Functional diversification at the single-device level
has become
essential for emerging optical neural network (ONN) development. Stable
ferroelectricity harnessed with strong light sensitivity in α-In2Se3 holds great potential for developing ultrathin
neuromorphic devices. Herein, we demonstrated an all-2D van der Waals
heterostructure-based programmable synaptic field effect transistor
(FET) utilizing a ferroelectric α-In2Se3 nanosheet and monolayer graphene. The devices exhibited reconfigurable,
multilevel nonvolatile memory (NVM) states, which can be successively
modulated by multiple dual-mode (optical and electrical) stimuli and
thereby used to realize energy-efficient, heterosynaptic functionalities
in a biorealistic fashion. Furthermore, under light illumination,
the prototypical device can toggle between volatile (photodetector)

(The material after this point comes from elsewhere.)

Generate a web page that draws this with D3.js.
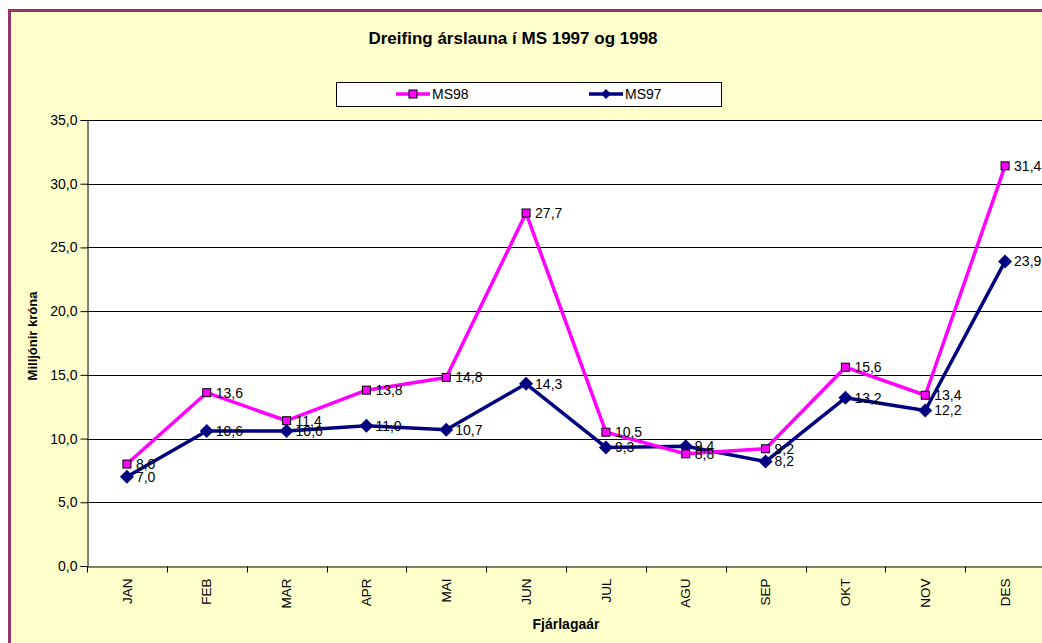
<!DOCTYPE html>
<html>
<head>
  <script src="https://d3js.org/d3.v7.min.js"></script>
  <style>
    body { margin: 0; background: #fff; }
    text { font-family: "Liberation Sans", Arial, sans-serif; }
  </style>
</head>
<body>
  <svg id="chart" width="1042" height="643"></svg>
  <script>
    const months = ["JAN", "FEB", "MAR", "APR", "MAI", "JUN", "JUL", "AGU", "SEP", "OKT", "NOV", "DES"];
    const ms98 = [8.0, 13.6, 11.4, 13.8, 14.8, 27.7, 10.5, 8.8, 9.2, 15.6, 13.4, 31.4];
    const ms97 = [7.0, 10.6, 10.6, 11.0, 10.7, 14.3, 9.3, 9.4, 8.2, 13.2, 12.2, 23.9];
    const yTicks = [0, 5, 10, 15, 20, 25, 30, 35];

    const svg = d3.select("#chart");
    const fmt = v => d3.format(".1f")(v).replace(".", ",");

    // outer chart area
    svg.append("rect")
      .attr("x", 9.5).attr("y", 10.5)
      .attr("width", 1100).attr("height", 700)
      .attr("fill", "#FFFFCC")
      .attr("stroke", "#993366")
      .attr("stroke-width", 3);

    const pLeft = 87, pRight = 1045, pTop = 120, pBottom = 566;

    const x = d3.scaleBand().domain(months).range([pLeft, pRight]);
    const y = d3.scaleLinear().domain([0, 35]).range([pBottom, pTop]);

    // plot area
    svg.append("rect")
      .attr("x", pLeft).attr("y", pTop)
      .attr("width", pRight - pLeft).attr("height", pBottom - pTop)
      .attr("fill", "#fff");

    // gridlines
    svg.append("g")
      .selectAll("line")
      .data(yTicks.filter(d => d > 0))
      .join("line")
      .attr("x1", pLeft).attr("x2", pRight)
      .attr("y1", d => Math.round(y(d)) + 0.5)
      .attr("y2", d => Math.round(y(d)) + 0.5)
      .attr("stroke", "#000");

    // y axis
    const yAxis = svg.append("g")
      .attr("transform", `translate(${pLeft + 0.5},0)`)
      .call(d3.axisLeft(y).tickValues(yTicks).tickFormat(fmt).tickSize(7).tickPadding(3));
    yAxis.select(".domain").attr("stroke", "#000");
    yAxis.selectAll(".tick line").attr("stroke", "#000");
    yAxis.selectAll("text").attr("font-size", 14).attr("fill", "#000");

    // x axis
    const xAxis = svg.append("g")
      .attr("transform", `translate(0,${pBottom + 0.5})`)
      .call(d3.axisBottom(x).tickSize(0).tickPadding(0));
    xAxis.select(".domain").attr("stroke", "#000");
    xAxis.selectAll("text")
      .attr("font-size", 13.5)
      .attr("fill", "#000")
      .attr("text-anchor", "end")
      .attr("transform", "translate(0,12) rotate(-90)")
      .attr("x", 0).attr("y", 0).attr("dy", "0.35em");
    // category boundary ticks
    xAxis.append("g")
      .selectAll("line")
      .data(d3.range(months.length + 1))
      .join("line")
      .attr("x1", i => Math.round(pLeft + i * x.step()) + 0.5)
      .attr("x2", i => Math.round(pLeft + i * x.step()) + 0.5)
      .attr("y1", 0).attr("y2", 6)
      .attr("stroke", "#000");

    const cx = m => x(m) + x.bandwidth() / 2;

    const series = [
      { name: "MS98", values: ms98, color: "#FF00FF", marker: "square" },
      { name: "MS97", values: ms97, color: "#000080", marker: "diamond" }
    ];

    // draw MS97 first so MS98 sits over it
    [series[1], series[0]].forEach(s => {
      const line = d3.line().x((d, i) => cx(months[i])).y(d => y(d));
      svg.append("path")
        .datum(s.values)
        .attr("d", line)
        .attr("fill", "none")
        .attr("stroke", s.color)
        .attr("stroke-width", 3.5)
        .attr("stroke-linejoin", "round");
    });

    [series[1], series[0]].forEach(s => {
      const g = svg.append("g");
      if (s.marker === "square") {
        g.selectAll("rect")
          .data(s.values)
          .join("rect")
          .attr("x", (d, i) => cx(months[i]) - 4)
          .attr("y", d => y(d) - 4)
          .attr("width", 8).attr("height", 8)
          .attr("fill", s.color)
          .attr("stroke", "#000")
          .attr("stroke-width", 1);
      } else {
        g.selectAll("path")
          .data(s.values)
          .join("path")
          .attr("transform", (d, i) => `translate(${cx(months[i])},${y(d)})`)
          .attr("d", "M0,-7L7,0L0,7L-7,0Z")
          .attr("fill", s.color);
      }
    });

    // data labels
    series.forEach(s => {
      svg.append("g")
        .selectAll("text")
        .data(s.values)
        .join("text")
        .attr("x", (d, i) => cx(months[i]) + 9)
        .attr("y", d => y(d))
        .attr("dy", "0.35em")
        .attr("font-size", 14)
        .attr("fill", "#000")
        .text(fmt);
    });

    // title
    svg.append("text")
      .attr("x", 513).attr("y", 44)
      .attr("text-anchor", "middle")
      .attr("font-size", 17).attr("font-weight", "bold")
      .text("Dreifing árslauna í MS 1997 og 1998");

    // axis titles
    svg.append("text")
      .attr("transform", `translate(37,336) rotate(-90)`)
      .attr("text-anchor", "middle")
      .attr("font-size", 13).attr("font-weight", "bold")
      .text("Milljónir króna");

    svg.append("text")
      .attr("x", 566).attr("y", 629)
      .attr("text-anchor", "middle")
      .attr("font-size", 14).attr("font-weight", "bold")
      .text("Fjárlagaár");

    // legend
    const legend = svg.append("g");
    legend.append("rect")
      .attr("x", 336.5).attr("y", 82.5)
      .attr("width", 385).attr("height", 24)
      .attr("fill", "#fff").attr("stroke", "#000");
    const legendX = [396, 589];
    series.forEach((s, i) => {
      const lx = legendX[i], ly = 94;
      legend.append("line")
        .attr("x1", lx).attr("x2", lx + 34)
        .attr("y1", ly).attr("y2", ly)
        .attr("stroke", s.color).attr("stroke-width", 3.5);
      if (s.marker === "square") {
        legend.append("rect")
          .attr("x", lx + 13).attr("y", ly - 4)
          .attr("width", 8).attr("height", 8)
          .attr("fill", s.color).attr("stroke", "#000");
      } else {
        legend.append("path")
          .attr("transform", `translate(${lx + 17},${ly})`)
          .attr("d", "M0,-5L5,0L0,5L-5,0Z")
          .attr("fill", s.color);
      }
      legend.append("text")
        .attr("x", lx + 36).attr("y", ly)
        .attr("dy", "0.35em")
        .attr("font-size", 14)
        .text(s.name);
    });
  </script>
</body>
</html>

and nonvolatile optical random-access memory (ORAM) logic operation,
depending upon the ferroelectric-dipole induced band adjustment. Finally,
plasticity modulation from short-term to prominent long-term characteristics
over a wide dynamic range was demonstrated. The inherent operation
mechanism owing to the switchable polarization-induced electronic
band alignment and bidirectional barrier height modulation at the
heterointerface was revealed by conjugated electronic transport and
Kelvin-probe force microscopy (KPFM) measurements. Overall, robust
(opto)electronic weight controllability for integrated in-sensor and
in-memory logic processors and multibit ORAM systems was readily accomplished
by the synergistic ferrophotonic heterostructure properties. Our presented
results facilitate the technological implementation of versatile all-2D
heterosynapses for next-generation perception, optoelectronic logic
systems, and Internet-of-Things (IoT) entities.